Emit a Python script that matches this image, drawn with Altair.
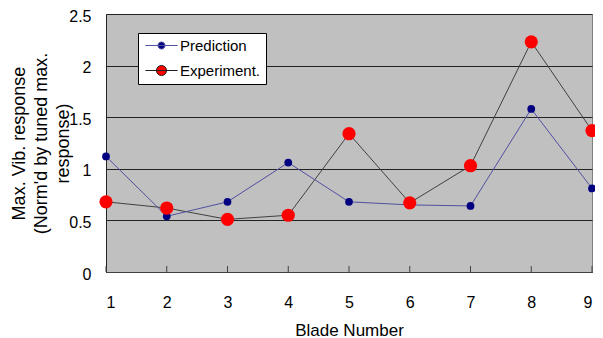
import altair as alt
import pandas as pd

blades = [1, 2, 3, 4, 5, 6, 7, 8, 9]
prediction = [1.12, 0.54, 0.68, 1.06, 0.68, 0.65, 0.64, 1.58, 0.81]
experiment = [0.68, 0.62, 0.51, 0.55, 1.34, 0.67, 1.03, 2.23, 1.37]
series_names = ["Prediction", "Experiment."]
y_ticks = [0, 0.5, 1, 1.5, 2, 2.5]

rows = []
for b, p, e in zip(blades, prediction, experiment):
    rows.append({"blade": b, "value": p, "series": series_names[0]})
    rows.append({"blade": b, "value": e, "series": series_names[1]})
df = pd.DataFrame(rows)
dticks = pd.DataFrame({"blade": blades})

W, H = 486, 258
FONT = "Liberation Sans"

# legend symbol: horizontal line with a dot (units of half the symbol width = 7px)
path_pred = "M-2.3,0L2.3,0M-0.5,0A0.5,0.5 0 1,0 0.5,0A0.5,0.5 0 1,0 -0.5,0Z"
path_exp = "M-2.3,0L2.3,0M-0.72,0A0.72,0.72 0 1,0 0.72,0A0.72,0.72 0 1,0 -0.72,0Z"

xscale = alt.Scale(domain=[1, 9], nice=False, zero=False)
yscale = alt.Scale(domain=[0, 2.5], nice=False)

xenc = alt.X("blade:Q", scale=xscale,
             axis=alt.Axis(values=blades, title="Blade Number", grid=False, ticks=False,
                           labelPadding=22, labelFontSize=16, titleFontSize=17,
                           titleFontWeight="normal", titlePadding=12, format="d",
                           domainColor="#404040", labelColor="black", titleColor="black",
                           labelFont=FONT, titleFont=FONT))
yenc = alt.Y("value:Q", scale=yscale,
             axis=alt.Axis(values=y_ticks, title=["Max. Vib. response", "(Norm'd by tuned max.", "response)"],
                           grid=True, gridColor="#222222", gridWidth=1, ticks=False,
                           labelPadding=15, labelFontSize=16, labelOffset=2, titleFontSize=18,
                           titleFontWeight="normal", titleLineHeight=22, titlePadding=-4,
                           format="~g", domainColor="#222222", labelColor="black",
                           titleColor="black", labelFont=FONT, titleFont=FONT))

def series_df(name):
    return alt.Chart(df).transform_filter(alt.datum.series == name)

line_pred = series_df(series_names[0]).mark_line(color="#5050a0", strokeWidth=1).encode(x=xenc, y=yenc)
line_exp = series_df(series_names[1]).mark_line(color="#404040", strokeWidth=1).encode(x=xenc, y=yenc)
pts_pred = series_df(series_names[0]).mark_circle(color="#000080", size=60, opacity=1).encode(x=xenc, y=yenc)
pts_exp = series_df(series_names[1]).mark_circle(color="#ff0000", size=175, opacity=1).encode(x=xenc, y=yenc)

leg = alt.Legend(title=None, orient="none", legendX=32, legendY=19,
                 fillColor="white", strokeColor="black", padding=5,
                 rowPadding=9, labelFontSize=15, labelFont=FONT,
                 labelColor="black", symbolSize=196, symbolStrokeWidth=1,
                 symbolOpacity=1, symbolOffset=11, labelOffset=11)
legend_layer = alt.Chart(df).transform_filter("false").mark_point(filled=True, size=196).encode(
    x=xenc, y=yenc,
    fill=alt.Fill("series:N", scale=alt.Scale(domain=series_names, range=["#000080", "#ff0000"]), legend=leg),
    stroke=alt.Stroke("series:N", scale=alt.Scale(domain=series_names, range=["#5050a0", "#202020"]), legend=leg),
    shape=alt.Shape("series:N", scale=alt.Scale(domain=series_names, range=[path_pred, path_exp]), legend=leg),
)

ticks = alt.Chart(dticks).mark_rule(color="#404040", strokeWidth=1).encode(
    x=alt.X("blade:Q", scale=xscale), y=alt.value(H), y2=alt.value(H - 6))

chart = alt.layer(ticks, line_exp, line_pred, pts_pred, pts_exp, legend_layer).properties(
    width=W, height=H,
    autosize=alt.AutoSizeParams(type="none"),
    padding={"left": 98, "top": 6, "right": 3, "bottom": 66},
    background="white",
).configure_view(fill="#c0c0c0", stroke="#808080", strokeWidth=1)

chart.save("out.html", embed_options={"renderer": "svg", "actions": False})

Given request: Copy all lines of the material above where the string "with" occurs.

Problem solution:
Emit a Python script that matches this image, drawn with Altair.
# legend symbol: horizontal line with a dot (units of half the symbol width = 7px)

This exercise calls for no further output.